**PROBLEM TO SOLVE**. Produce an exact copy of the lines below that run from the line containing "Clone this chart in Altair." to the line containing "trade_idx = list(range(len(balance)))", inclusive; any picture is omitted.

— Start of SOURCE DATA —

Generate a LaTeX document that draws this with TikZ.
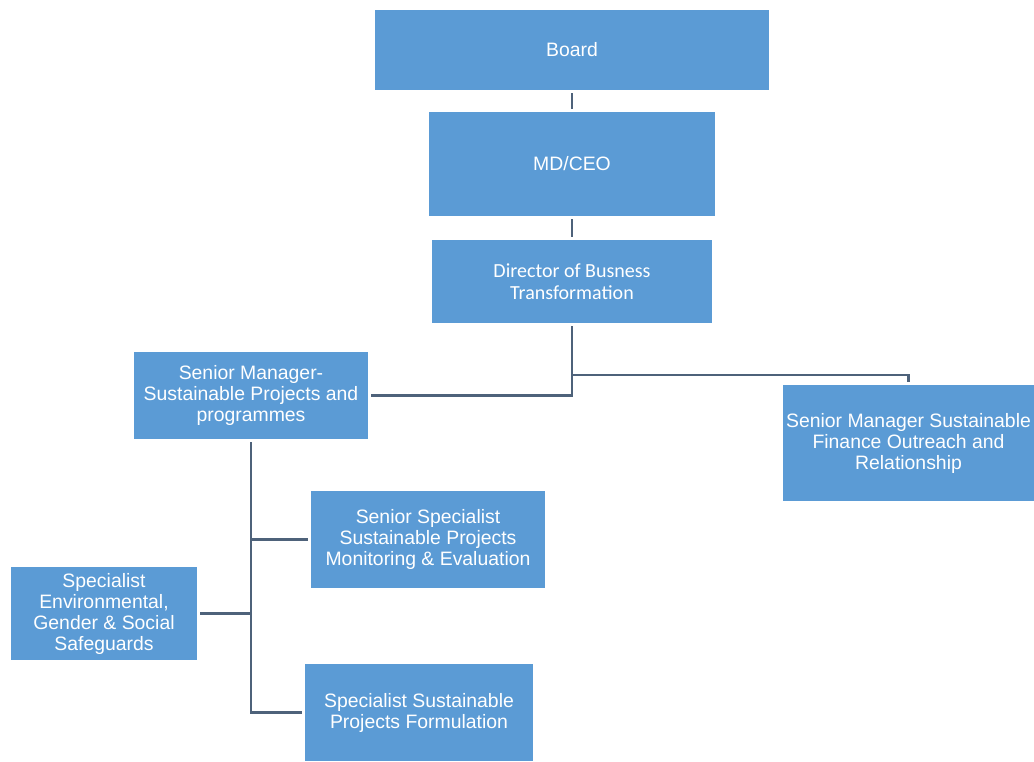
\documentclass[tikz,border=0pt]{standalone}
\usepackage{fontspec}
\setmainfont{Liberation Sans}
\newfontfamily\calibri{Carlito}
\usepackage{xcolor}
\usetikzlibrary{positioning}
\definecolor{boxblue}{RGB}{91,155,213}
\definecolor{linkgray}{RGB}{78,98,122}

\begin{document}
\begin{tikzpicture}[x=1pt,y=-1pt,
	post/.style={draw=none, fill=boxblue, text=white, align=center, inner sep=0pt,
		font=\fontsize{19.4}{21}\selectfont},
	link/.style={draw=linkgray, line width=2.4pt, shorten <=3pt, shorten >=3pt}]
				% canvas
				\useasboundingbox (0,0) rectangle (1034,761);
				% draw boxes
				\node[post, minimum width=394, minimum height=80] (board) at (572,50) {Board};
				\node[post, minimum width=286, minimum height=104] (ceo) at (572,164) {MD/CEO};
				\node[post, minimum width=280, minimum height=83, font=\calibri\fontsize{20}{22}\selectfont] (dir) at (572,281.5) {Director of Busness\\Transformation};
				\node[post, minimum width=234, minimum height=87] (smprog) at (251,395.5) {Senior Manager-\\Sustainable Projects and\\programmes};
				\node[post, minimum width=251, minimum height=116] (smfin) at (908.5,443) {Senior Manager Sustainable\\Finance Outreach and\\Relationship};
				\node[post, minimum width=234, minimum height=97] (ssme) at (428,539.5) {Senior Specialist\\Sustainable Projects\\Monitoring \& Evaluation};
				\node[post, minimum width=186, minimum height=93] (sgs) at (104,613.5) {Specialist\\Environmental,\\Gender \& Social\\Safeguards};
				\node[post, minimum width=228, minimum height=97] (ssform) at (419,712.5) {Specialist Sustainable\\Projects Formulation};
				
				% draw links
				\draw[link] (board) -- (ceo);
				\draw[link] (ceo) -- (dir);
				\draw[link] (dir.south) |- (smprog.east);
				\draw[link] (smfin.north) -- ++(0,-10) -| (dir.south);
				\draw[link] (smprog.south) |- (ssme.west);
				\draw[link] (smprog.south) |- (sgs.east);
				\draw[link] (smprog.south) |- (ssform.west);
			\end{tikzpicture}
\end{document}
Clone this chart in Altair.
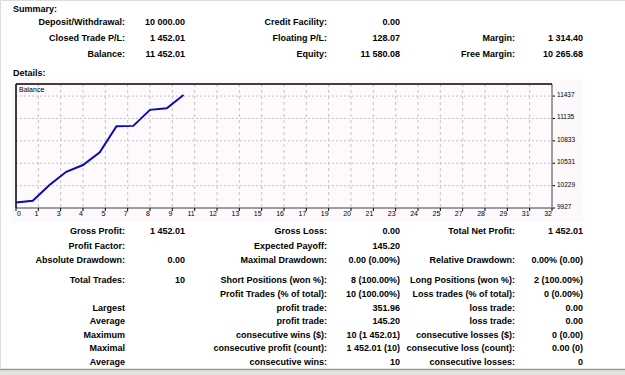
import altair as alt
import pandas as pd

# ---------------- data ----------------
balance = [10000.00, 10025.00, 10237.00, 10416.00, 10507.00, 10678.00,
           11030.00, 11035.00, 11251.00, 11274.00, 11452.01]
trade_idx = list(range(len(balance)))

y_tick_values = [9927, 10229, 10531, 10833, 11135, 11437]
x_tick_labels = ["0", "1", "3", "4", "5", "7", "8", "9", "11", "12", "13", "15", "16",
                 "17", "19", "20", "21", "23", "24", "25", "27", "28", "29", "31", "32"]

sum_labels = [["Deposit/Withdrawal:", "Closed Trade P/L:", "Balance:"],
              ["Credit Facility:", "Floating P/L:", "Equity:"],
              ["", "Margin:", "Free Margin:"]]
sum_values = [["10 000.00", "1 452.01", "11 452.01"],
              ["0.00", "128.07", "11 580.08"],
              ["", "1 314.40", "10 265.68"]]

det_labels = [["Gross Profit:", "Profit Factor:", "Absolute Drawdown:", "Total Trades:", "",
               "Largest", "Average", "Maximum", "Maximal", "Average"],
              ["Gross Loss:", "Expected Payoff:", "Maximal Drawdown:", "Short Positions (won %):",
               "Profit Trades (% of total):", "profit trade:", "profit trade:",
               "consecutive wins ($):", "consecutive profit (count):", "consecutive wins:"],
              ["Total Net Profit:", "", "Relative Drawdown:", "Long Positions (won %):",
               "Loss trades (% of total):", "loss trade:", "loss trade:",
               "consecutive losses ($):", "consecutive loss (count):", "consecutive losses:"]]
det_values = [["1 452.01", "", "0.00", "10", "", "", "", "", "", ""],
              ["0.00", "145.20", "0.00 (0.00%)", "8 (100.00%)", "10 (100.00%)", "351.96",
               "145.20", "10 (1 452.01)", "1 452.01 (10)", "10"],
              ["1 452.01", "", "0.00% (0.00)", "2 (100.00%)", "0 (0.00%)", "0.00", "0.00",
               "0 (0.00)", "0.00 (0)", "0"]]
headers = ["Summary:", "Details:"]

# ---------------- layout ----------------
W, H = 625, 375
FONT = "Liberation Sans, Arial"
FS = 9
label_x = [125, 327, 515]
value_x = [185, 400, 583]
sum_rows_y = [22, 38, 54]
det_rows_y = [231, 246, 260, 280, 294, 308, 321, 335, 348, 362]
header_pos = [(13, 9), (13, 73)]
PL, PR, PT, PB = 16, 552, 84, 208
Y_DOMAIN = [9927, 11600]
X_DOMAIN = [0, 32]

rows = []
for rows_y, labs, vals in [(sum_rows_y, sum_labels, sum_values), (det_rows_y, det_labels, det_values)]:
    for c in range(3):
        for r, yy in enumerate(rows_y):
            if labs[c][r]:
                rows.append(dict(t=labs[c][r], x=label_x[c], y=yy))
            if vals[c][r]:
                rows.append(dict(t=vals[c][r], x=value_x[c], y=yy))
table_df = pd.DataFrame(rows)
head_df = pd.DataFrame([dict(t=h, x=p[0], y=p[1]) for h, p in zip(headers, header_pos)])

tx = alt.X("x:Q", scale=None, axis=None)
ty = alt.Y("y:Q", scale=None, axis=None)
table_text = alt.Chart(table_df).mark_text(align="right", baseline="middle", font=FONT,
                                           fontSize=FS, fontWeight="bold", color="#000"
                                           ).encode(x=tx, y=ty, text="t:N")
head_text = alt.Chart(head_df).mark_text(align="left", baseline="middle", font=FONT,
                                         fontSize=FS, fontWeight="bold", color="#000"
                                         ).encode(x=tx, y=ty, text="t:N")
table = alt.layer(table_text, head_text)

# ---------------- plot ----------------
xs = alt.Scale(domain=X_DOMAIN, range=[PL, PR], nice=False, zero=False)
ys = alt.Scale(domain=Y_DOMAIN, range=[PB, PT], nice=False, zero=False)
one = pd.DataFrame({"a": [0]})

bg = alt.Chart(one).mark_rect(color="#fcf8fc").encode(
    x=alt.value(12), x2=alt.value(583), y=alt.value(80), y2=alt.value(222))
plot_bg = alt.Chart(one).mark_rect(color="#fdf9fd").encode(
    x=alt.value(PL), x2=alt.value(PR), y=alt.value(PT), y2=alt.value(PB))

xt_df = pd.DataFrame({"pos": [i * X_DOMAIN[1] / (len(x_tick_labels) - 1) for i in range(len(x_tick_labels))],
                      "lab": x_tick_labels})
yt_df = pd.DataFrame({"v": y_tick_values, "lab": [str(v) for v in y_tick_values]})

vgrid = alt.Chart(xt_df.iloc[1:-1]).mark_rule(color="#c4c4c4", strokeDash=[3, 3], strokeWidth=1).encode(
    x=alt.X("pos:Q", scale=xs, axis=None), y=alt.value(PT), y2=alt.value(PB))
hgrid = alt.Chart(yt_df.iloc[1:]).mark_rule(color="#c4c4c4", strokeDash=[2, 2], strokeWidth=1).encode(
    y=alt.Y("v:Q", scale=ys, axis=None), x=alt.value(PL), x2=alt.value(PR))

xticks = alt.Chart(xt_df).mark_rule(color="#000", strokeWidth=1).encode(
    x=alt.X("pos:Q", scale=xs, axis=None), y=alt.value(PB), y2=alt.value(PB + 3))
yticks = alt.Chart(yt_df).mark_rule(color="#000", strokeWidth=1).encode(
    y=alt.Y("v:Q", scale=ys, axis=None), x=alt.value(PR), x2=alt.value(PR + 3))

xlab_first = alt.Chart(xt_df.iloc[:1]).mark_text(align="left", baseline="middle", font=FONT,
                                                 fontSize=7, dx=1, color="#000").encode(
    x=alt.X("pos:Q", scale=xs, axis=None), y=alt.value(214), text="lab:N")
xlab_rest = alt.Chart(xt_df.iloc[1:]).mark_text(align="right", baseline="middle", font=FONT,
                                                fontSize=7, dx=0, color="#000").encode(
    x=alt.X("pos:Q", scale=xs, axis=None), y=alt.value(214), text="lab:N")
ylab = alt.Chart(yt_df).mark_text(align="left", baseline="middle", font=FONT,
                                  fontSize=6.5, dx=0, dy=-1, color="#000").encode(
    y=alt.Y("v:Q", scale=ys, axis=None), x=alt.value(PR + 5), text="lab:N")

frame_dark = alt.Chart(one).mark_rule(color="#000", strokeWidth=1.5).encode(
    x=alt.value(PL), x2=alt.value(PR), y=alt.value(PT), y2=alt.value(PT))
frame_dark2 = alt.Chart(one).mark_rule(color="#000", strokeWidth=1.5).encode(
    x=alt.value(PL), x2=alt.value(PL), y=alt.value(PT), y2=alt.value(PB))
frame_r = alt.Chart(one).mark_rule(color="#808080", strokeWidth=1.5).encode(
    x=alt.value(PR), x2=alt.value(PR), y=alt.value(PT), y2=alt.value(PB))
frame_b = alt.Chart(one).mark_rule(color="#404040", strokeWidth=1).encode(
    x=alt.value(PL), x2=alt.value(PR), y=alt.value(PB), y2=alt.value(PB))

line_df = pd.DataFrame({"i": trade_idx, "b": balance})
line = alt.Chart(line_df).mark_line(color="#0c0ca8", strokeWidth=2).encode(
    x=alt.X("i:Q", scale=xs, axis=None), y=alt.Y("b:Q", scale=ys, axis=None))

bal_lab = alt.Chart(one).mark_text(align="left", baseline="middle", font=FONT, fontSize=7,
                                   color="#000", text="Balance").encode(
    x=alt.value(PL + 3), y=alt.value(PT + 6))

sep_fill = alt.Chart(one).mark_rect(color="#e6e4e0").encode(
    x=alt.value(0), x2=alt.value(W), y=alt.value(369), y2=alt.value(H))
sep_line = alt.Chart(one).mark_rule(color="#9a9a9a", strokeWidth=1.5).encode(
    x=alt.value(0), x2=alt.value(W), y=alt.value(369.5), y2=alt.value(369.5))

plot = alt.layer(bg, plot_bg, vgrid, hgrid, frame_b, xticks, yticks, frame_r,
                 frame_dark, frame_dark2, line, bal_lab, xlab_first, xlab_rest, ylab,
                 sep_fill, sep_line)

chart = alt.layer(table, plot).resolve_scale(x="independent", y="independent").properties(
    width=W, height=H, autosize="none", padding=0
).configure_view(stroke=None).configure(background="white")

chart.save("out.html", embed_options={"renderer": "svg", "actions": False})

— End of SOURCE DATA —

**ANSWER FOR THIS EXERCISE**.
Clone this chart in Altair.
import altair as alt
import pandas as pd

# ---------------- data ----------------
balance = [10000.00, 10025.00, 10237.00, 10416.00, 10507.00, 10678.00,
           11030.00, 11035.00, 11251.00, 11274.00, 11452.01]
trade_idx = list(range(len(balance)))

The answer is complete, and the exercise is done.